I mentioned a little while ago that I was going to try making quince wine from a generous bag of lovely yellow fruit a generous friend had given me! I was going to use an old 1930’s recipe from Ambrose Heath’s little book, Home Made Wines and Liqueurs. I guess the recipe is actually much older than that, Heath gathered country recipes from many different sources.
This is the basic recipe which I followed to a certain extent:
- wipe and grate twenty large, sound, ripe quinces leaving the core
- simmer in a gallon of boiling water for 15-20 minutes
- strain with pressure though a jelly bag
- allowing 2 lbs of white sugar to 1 gallon of warm liquid, and the thinly-pared rind and juice of two lemons, stir together until the sugar is dissolved
- add ¼ oz yeast of a bit of toast and leave closely covered for 24 hours
- remove the toast and rind and pour into cask
- leave open until fermentation has ended, bung and leave as long as possible – it improves with keeping, then bottle
I didn’t have twenty large, sound, ripe quinces – I had small quinces but I worked out that they were about half the quantity Heath suggests. grating quinces is one heck of a lot of very hard work, so I confess, I just cooked them whole, but followed the recipe, ‘straining them with pressure’ until I didn’t think anything more could be extracted.

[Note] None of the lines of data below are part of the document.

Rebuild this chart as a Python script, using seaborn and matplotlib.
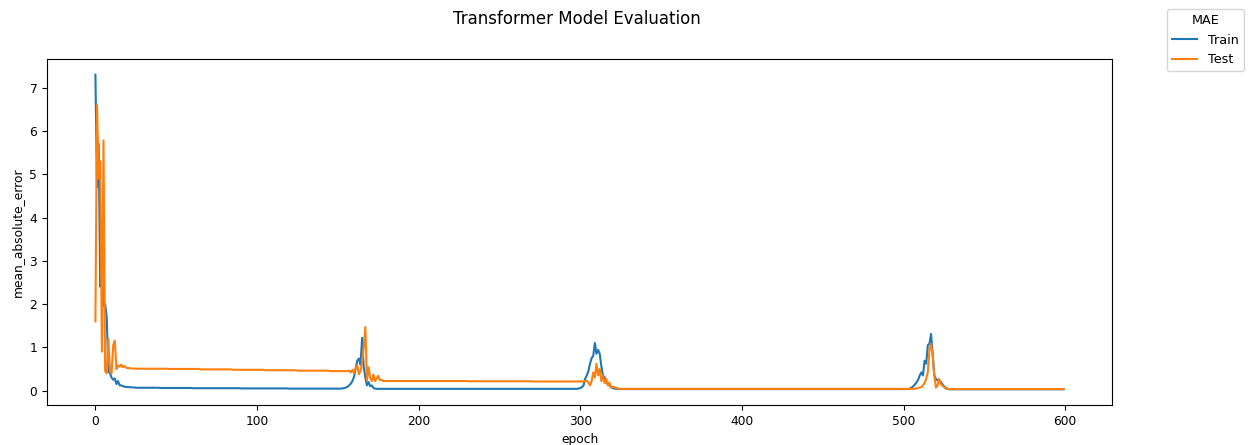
import numpy as np
import pandas as pd
import matplotlib
matplotlib.use("Agg")
import matplotlib.pyplot as plt
import seaborn as sns

# Training history of the transformer: mean absolute error per epoch
train_mae = (
    [7.30, 4.70, 5.70, 2.40, 3.10, 1.95, 2.00, 1.70, 0.45, 0.40,
     0.30, 0.25, 0.28, 0.15, 0.22, 0.12, 0.12, 0.10, 0.09, 0.085,
     0.08, 0.08, 0.075, 0.075, 0.07]
    + [0.065] * 15
    + [0.06] * 20
    + [0.055] * 30
    + [0.05] * 30
    + [0.045] * 33
    + [0.05, 0.06, 0.07, 0.09, 0.12, 0.16, 0.22, 0.32, 0.50, 0.69,
       0.74, 0.60, 1.22, 0.55, 0.30, 0.12, 0.20, 0.10, 0.12, 0.06, 0.045]
    + [0.04] * 125
    + [0.05, 0.06, 0.08, 0.12, 0.27, 0.35, 0.45, 0.62, 0.75, 0.80,
       1.10, 0.85, 0.94, 0.85, 0.57, 0.35, 0.31, 0.19, 0.15, 0.12,
       0.08, 0.06, 0.05, 0.04, 0.04]
    + [0.035] * 180
    + [0.05, 0.07, 0.10, 0.14, 0.19, 0.25, 0.35, 0.42, 0.35, 0.69,
       0.62, 1.05, 1.08, 1.31, 0.85, 0.35, 0.27, 0.24, 0.23, 0.20,
       0.15, 0.10, 0.06, 0.04]
    + [0.03] * 72
)

test_mae = (
    [1.60, 6.60, 4.90, 5.30, 0.90, 5.78, 0.45, 0.40, 1.20, 0.45,
     0.40, 1.05, 1.15, 0.50, 0.58, 0.55, 0.60, 0.54, 0.57, 0.53,
     0.52, 0.52, 0.51, 0.51, 0.51]
    + [0.505] * 20
    + [0.50] * 20
    + [0.49] * 20
    + [0.48] * 20
    + [0.47] * 20
    + [0.46] * 20
    + [0.45] * 12
    + [0.46, 0.42, 0.48, 0.40, 0.52, 0.58, 0.38, 0.45, 0.65, 1.00,
       1.47, 0.23, 0.54, 0.30, 0.22, 0.37, 0.22, 0.28, 0.34, 0.24,
       0.25, 0.22]
    + [0.22] * 52
    + [0.215] * 40
    + [0.21] * 32
    + [0.22, 0.23, 0.18, 0.12, 0.22, 0.42, 0.30, 0.62, 0.35, 0.50,
       0.22, 0.35, 0.17, 0.27, 0.12, 0.19, 0.07, 0.09, 0.08, 0.06, 0.05]
    + [0.04] * 184
    + [0.05, 0.06, 0.07, 0.08, 0.12, 0.18, 0.27, 0.42, 0.93, 1.08,
       0.81, 0.35, 0.07, 0.12, 0.27, 0.15, 0.12, 0.08, 0.05, 0.04]
    + [0.035] * 72
)

series_names = ["Train", "Test"]
epochs = np.arange(len(train_mae))

df = pd.DataFrame({
    "epoch": np.concatenate([epochs, epochs]),
    "mean_absolute_error": np.concatenate([train_mae, test_mae]),
    "MAE": [series_names[0]] * len(train_mae) + [series_names[1]] * len(test_mae),
})

FS = 8.8
plt.rcParams.update({
    "font.size": FS,
    "axes.labelsize": FS,
    "xtick.labelsize": FS,
    "ytick.labelsize": FS,
    "legend.fontsize": 9.2,
    "legend.title_fontsize": 9.2,
})

W, H, DPI = 1253, 445, 100
fig = plt.figure(figsize=(W / DPI, H / DPI), dpi=DPI)
ax = fig.add_axes([47 / W, 1 - 405 / H, (1112 - 47) / W, (405 - 59) / H])

sns.lineplot(data=df, x="epoch", y="mean_absolute_error", hue="MAE",
             palette=["#1f77b4", "#ff7f0e"], linewidth=1.5, ax=ax)

handles, labels = ax.get_legend_handles_labels()
ax.get_legend().remove()
fig.legend(handles, labels, title="MAE", loc="upper right",
           bbox_to_anchor=(1250 / W, 1 - 3 / H))

fig.text(577 / W, 1 - 19 / H, "Transformer Model Evaluation",
         ha="center", va="center", fontsize=12)

fig.savefig("out.png", dpi=DPI)
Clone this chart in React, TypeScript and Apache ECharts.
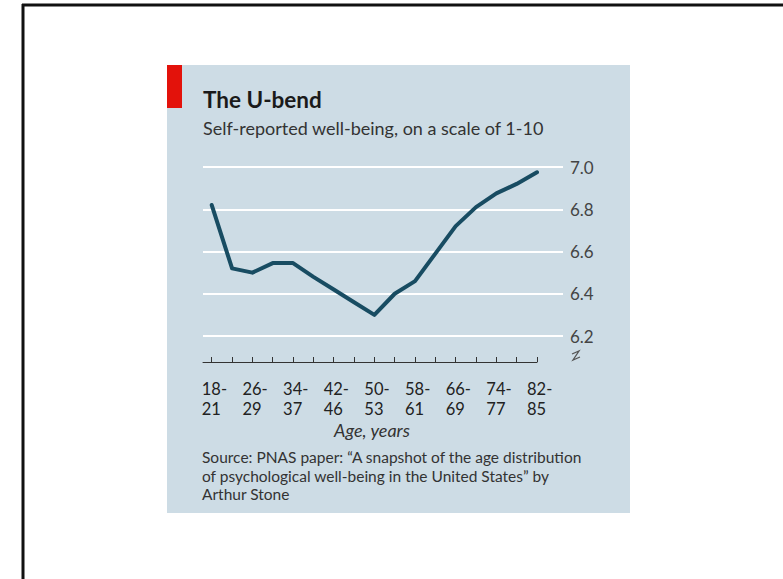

I had no live yeast – which is what he must have used, so I worked out the quantity of dried yeast, didn’t bother with the toast, and just sprinkled it onto the warm quince/sugar liquid. It began to ferment so I have poured it into a container and now am awaiting fermentation cessation… Then I will bung it and eventually bottle it… Who knows whether it will be drinkable… but all it has cost me is a pound of sugar and my own efforts!